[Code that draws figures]
▽
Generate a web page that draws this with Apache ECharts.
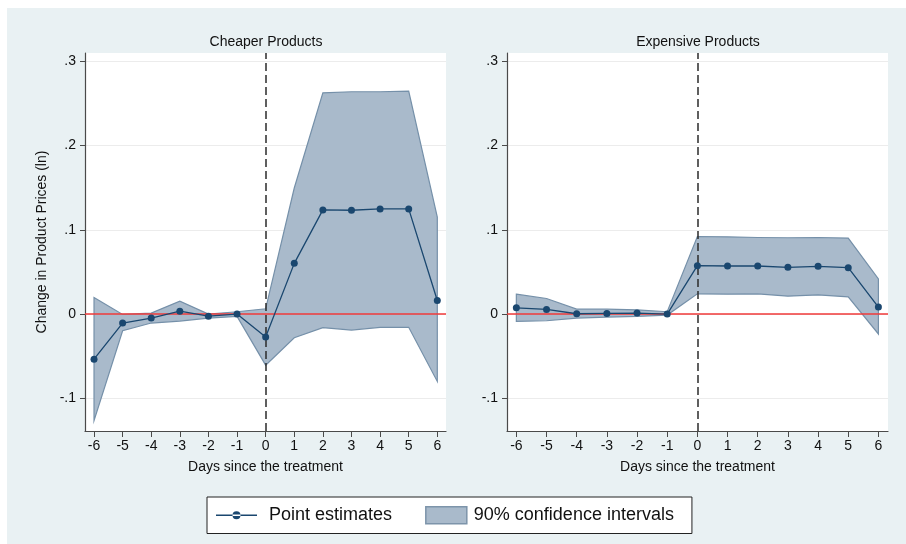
<!DOCTYPE html>
<html>
<head>
<meta charset="utf-8">
<script src="https://cdn.jsdelivr.net/npm/echarts@6/dist/echarts.min.js"></script>
<style>
  html, body { margin: 0; padding: 0; background: #fff; }
  #chart {
    width: 906px; height: 544px;
    background: linear-gradient(#e9f1f3, #e9f1f3) 7px 8px / 899px 536px no-repeat, #fff;
  }
</style>
</head>
<body>
<div id="chart"></div>
<script>
// Event-study estimates: days relative to treatment
const days = [-6, -5, -4, -3, -2, -1, 0, 1, 2, 3, 4, 5, 6];

// Cheaper products
const cheapEst = [-0.0535, -0.0106, -0.0047, 0.0035, -0.0024, 0.0000, -0.0272, 0.0602, 0.1236, 0.1232, 0.1248, 0.1248, 0.0161];
const cheapLo  = [-0.1264, -0.0197, -0.0106, -0.0083, -0.0047, -0.0028, -0.0606, -0.0280, -0.0161, -0.0189, -0.0157, -0.0157, -0.0799];
const cheapHi  = [ 0.0197, -0.0004,  0.0012,  0.0154,  0.0000,  0.0028,  0.0063,  0.1496,  0.2626,  0.2638,  0.2638,  0.2646,  0.1150];

// Expensive products
const expEst = [0.0075, 0.0055, 0.0004, 0.0008, 0.0012, 0.0000, 0.0575, 0.0571, 0.0571, 0.0555, 0.0567, 0.0551, 0.0083];
const expLo  = [-0.0087, -0.0079, -0.0047, -0.0035, -0.0028, -0.0012, 0.0240, 0.0236, 0.0240, 0.0213, 0.0228, 0.0205, -0.0236];
const expHi  = [ 0.0236,  0.0185,  0.0059,  0.0059,  0.0051,  0.0028, 0.0921, 0.0917, 0.0909, 0.0906, 0.0909, 0.0902,  0.0417];

// Axis ticks
const yTicks = [-0.1, 0, 0.1, 0.2, 0.3];
const yTickLabels = ['-.1', '0', '.1', '.2', '.3'];
const xTicks = [-6, -5, -4, -3, -2, -1, 0, 1, 2, 3, 4, 5, 6];

const panelTitles = ['Cheaper Products', 'Expensive Products'];
const xTitle = 'Days since the treatment';
const yTitle = 'Change in Product Prices (ln)';
const estName = 'Point estimates';
const ciName = '90% confidence intervals';

const FONT = '"Liberation Sans", Arial, sans-serif';
const NAVY = '#1a476f';
const BAND_FILL = '#a9bacb';
const BAND_EDGE = '#7590a9';
const AXIS_COLOR = '#4a4a4a';

function fmtY(v) {
  const i = yTicks.findIndex(t => Math.abs(t - v) < 1e-9);
  return i >= 0 ? yTickLabels[i] : '';
}

function makeX(gridIndex, min, max) {
  return {
    type: 'value', gridIndex, min, max,
    name: xTitle, nameLocation: 'middle', nameGap: 29,
    nameTextStyle: { fontFamily: FONT, fontSize: 14, color: '#111' },
    axisLine: { onZero: false, lineStyle: { color: AXIS_COLOR, width: 1.2 } },
    axisTick: { customValues: xTicks, length: 6, lineStyle: { color: AXIS_COLOR } },
    axisLabel: { customValues: xTicks, margin: 8, fontFamily: FONT, fontSize: 14, color: '#111',
                 formatter: v => String(v) },
    splitLine: { show: false }
  };
}

function makeY(gridIndex, withName) {
  return {
    type: 'value', gridIndex, min: -0.1387, max: 0.3098,
    name: withName ? yTitle : '', nameLocation: 'middle', nameGap: 36,
    nameTextStyle: { fontFamily: FONT, fontSize: 14, color: '#111' },
    axisLine: { show: true, onZero: false, lineStyle: { color: AXIS_COLOR, width: 1.2 } },
    axisTick: { show: true, customValues: yTicks, length: 5, lineStyle: { color: AXIS_COLOR } },
    axisLabel: { customValues: yTicks, margin: 9, fontFamily: FONT, fontSize: 14, color: '#111',
                 formatter: fmtY },
    splitLine: { show: true, lineStyle: { color: '#ececec', width: 1 } }
  };
}

function bandSeries(idx, lo, hi) {
  return {
    type: 'custom', name: ciName, xAxisIndex: idx, yAxisIndex: idx, z: 2,
    data: days.map((d, i) => [d, lo[i], hi[i]]),
    encode: { x: 0, y: [1, 2] },
    itemStyle: { color: BAND_FILL },
    silent: true,
    renderItem(params, api) {
      if (params.dataIndex !== 0) return null;
      const pts = [];
      for (let i = 0; i < days.length; i++) pts.push(api.coord([days[i], hi[i]]));
      for (let i = days.length - 1; i >= 0; i--) pts.push(api.coord([days[i], lo[i]]));
      return {
        type: 'polygon',
        shape: { points: pts },
        style: { fill: BAND_FILL, stroke: BAND_EDGE, lineWidth: 1.2 }
      };
    },
    markLine: {
      silent: true, symbol: 'none', z: 5,
      label: { show: false },
      data: [
        { yAxis: 0, lineStyle: { color: '#f03a3a', width: 1.5, type: 'solid' } },
        { xAxis: 0, lineStyle: { color: '#2b2b2b', width: 1.5, type: [8, 4] } }
      ]
    }
  };
}

function estSeries(idx, est) {
  return {
    type: 'line', name: estName, xAxisIndex: idx, yAxisIndex: idx, z: 6,
    data: days.map((d, i) => [d, est[i]]),
    symbol: 'circle', symbolSize: 7, showAllSymbol: true,
    itemStyle: { color: NAVY },
    lineStyle: { color: NAVY, width: 1.3 },
    silent: true
  };
}

// Legend icon: a thin line with a dot in its centre, padded to 41x17
const lineDotIcon = 'path://M0,0h0.01v0.01h-0.01z M40.99,16.99h0.01v0.01h-0.01z M0,7.8h41v1.4h-41z M16.5,8.5a4,4 0 1,0 8,0a4,4 0 1,0 -8,0z';

const chart = echarts.init(document.getElementById('chart'), null, { renderer: 'canvas' });
chart.setOption({
  backgroundColor: 'transparent',
  animation: false,
  title: [
    { text: panelTitles[0], left: 266, top: 35, textAlign: 'center', padding: 0,
      textStyle: { fontFamily: FONT, fontSize: 14, fontWeight: 'normal', color: '#111' } },
    { text: panelTitles[1], left: 698, top: 35, textAlign: 'center', padding: 0,
      textStyle: { fontFamily: FONT, fontSize: 14, fontWeight: 'normal', color: '#111' } }
  ],
  grid: [
    { left: 85, top: 53, width: 361, height: 378, show: true, backgroundColor: '#fff', borderWidth: 0, containLabel: false },
    { left: 507, top: 53, width: 381, height: 378, show: true, backgroundColor: '#fff', borderWidth: 0, containLabel: false }
  ],
  xAxis: [makeX(0, -6.315, 6.304), makeX(1, -6.31, 6.318)],
  yAxis: [makeY(0, true), makeY(1, false)],
  legend: {
    left: 207, top: 497,
    padding: [9, 18, 9, 9],
    itemWidth: 41, itemHeight: 17, itemGap: 33,
    selectedMode: false,
    backgroundColor: '#fff', borderColor: '#222', borderWidth: 1,
    textStyle: { fontFamily: FONT, fontSize: 18, color: '#111', lineHeight: 17 },
    data: [
      { name: estName, icon: lineDotIcon, itemStyle: { color: NAVY },
        textStyle: { padding: [0, 0, 0, 7] } },
      { name: ciName, icon: 'rect', itemStyle: { color: BAND_FILL, borderColor: '#7d94aa', borderWidth: 1.5 },
        textStyle: { padding: [0, 0, 0, 2] } }
    ]
  },
  series: [
    bandSeries(0, cheapLo, cheapHi),
    estSeries(0, cheapEst),
    bandSeries(1, expLo, expHi),
    estSeries(1, expEst)
  ]
});
</script>
</body>
</html>
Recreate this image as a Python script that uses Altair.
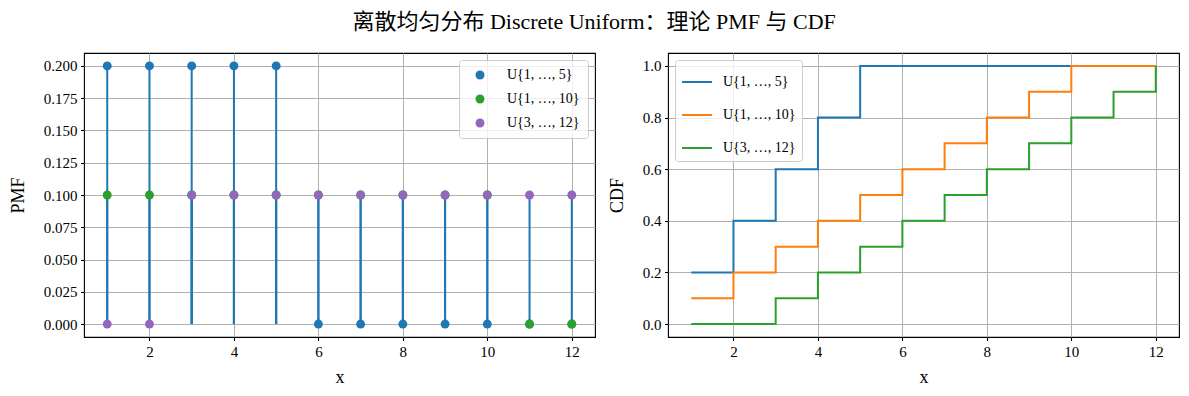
import altair as alt
import pandas as pd

xs = [1, 2, 3, 4, 5, 6, 7, 8, 9, 10, 11, 12]
series_names = ["U{1, …, 5}", "U{1, …, 10}", "U{3, …, 12}"]
pmf_a = [0.2, 0.2, 0.2, 0.2, 0.2, 0, 0, 0, 0, 0, 0, 0]
pmf_b = [0.1, 0.1, 0.1, 0.1, 0.1, 0.1, 0.1, 0.1, 0.1, 0.1, 0, 0]
pmf_c = [0, 0, 0.1, 0.1, 0.1, 0.1, 0.1, 0.1, 0.1, 0.1, 0.1, 0.1]
cdf_a = [0.2, 0.4, 0.6, 0.8, 1.0, 1.0, 1.0, 1.0, 1.0, 1.0, 1.0, 1.0]
cdf_b = [0.1, 0.2, 0.3, 0.4, 0.5, 0.6, 0.7, 0.8, 0.9, 1.0, 1.0, 1.0]
cdf_c = [0.0, 0.0, 0.1, 0.2, 0.3, 0.4, 0.5, 0.6, 0.7, 0.8, 0.9, 1.0]
x_ticks = [2, 4, 6, 8, 10, 12]
pmf_ticks = [0, 0.025, 0.05, 0.075, 0.1, 0.125, 0.15, 0.175, 0.2]
cdf_ticks = [0, 0.2, 0.4, 0.6, 0.8, 1.0]

pmf_colors = ["#1f77b4", "#2ca02c", "#9467bd"]
cdf_colors = ["#1f77b4", "#ff7f0e", "#2ca02c"]

rows = []
for s, p, c in zip(series_names, [pmf_a, pmf_b, pmf_c], [cdf_a, cdf_b, cdf_c]):
    for x, pv, cv in zip(xs, p, c):
        rows.append({"series": s, "x": x, "pmf": pv, "cdf": cv, "zero": 0})
df = pd.DataFrame(rows)

FONT = "Liberation Serif"
W, H = 511, 284

xscale = alt.Scale(domain=[0.45, 12.55], nice=False, zero=False)
xaxis = alt.Axis(values=x_ticks, title="x", format="d", titlePadding=9)
pmf_scale = alt.Scale(domain=[-0.01, 0.21], nice=False, zero=False)
pmf_axis = alt.Axis(values=pmf_ticks, format=".3f", title="PMF", labelOverlap=False)
cdf_scale = alt.Scale(domain=[-0.05, 1.05], nice=False, zero=False)
cdf_axis = alt.Axis(values=cdf_ticks, format=".1f", title="CDF", labelOverlap=False)

base = alt.Chart(df)

stems = base.mark_rule(color="#1f77b4", strokeWidth=2).encode(
    x=alt.X("x:Q", scale=xscale, axis=xaxis),
    y=alt.Y("pmf:Q", scale=pmf_scale, axis=pmf_axis),
    y2="zero:Q",
)

points = base.mark_point(filled=True, size=80, opacity=1).encode(
    x=alt.X("x:Q", scale=xscale, axis=xaxis),
    y=alt.Y("pmf:Q", scale=pmf_scale, axis=pmf_axis),
    color=alt.Color("series:N",
                    scale=alt.Scale(domain=series_names, range=pmf_colors),
                    legend=alt.Legend(orient="top-right", offset=7, title=None,
                                      symbolType="circle", symbolSize=80,
                                      symbolOpacity=1,
                                      labelFont=FONT, labelFontSize=14,
                                      rowPadding=10, padding=8,
                                      fillColor="rgba(255,255,255,0.8)",
                                      strokeColor="#cccccc", cornerRadius=3,
                                      labelOffset=20, symbolOffset=6)),
)

left = alt.layer(stems, points).properties(width=W, height=H)

cdf_layers = []
for s in series_names:
    cdf_layers.append(
        base.transform_filter(alt.datum.series == s).mark_line(
            interpolate="step-after", strokeWidth=2
        ).encode(
            x=alt.X("x:Q", scale=xscale, axis=xaxis),
            y=alt.Y("cdf:Q", scale=cdf_scale, axis=cdf_axis),
            color=alt.Color("series:N",
                            scale=alt.Scale(domain=series_names, range=cdf_colors),
                            legend=alt.Legend(orient="top-left", offset=7, title=None,
                                              symbolType="stroke", symbolSize=900,
                                              symbolStrokeWidth=2,
                                              labelFont=FONT, labelFontSize=14,
                                              rowPadding=10, padding=6,
                                              fillColor="rgba(255,255,255,0.8)",
                                              strokeColor="#cccccc", cornerRadius=3,
                                              labelOffset=10)),
        )
    )

right = alt.layer(*cdf_layers).properties(width=W, height=H)

chart = alt.hconcat(left, right, spacing=11).resolve_scale(color="independent").properties(
    title=alt.TitleParams(
        "离散均匀分布 Discrete Uniform：理论 PMF 与 CDF",
        font="Liberation Serif, Noto Sans CJK SC",
        fontSize=22, fontWeight="normal", color="black",
        anchor="middle", offset=18,
    ),
    padding={"left": 0, "top": 3, "right": 0, "bottom": 0},
).configure_view(
    stroke="black", strokeWidth=1.1
).configure_axis(
    grid=True, gridColor="#b0b0b0", gridWidth=1,
    domain=False, tickColor="black", tickSize=3.5, tickWidth=1.1,
    labelFont=FONT, labelFontSize=15, labelColor="black", labelPadding=3.5,
    titleFont=FONT, titleFontSize=18, titleFontWeight="normal", titleColor="black",
    titlePadding=16,
).configure_legend(
    labelColor="black"
)

chart.save("out.html", embed_options={"renderer": "svg", "actions": False})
△
#### [Short task]
Among the entries above, identify all lines with "script" and copy them.

#### [Answer to the task]
<script src="https://cdn.jsdelivr.net/npm/echarts@6/dist/echarts.min.js"></script>
<script>
</script>
Recreate this image as a Python script that uses Altair.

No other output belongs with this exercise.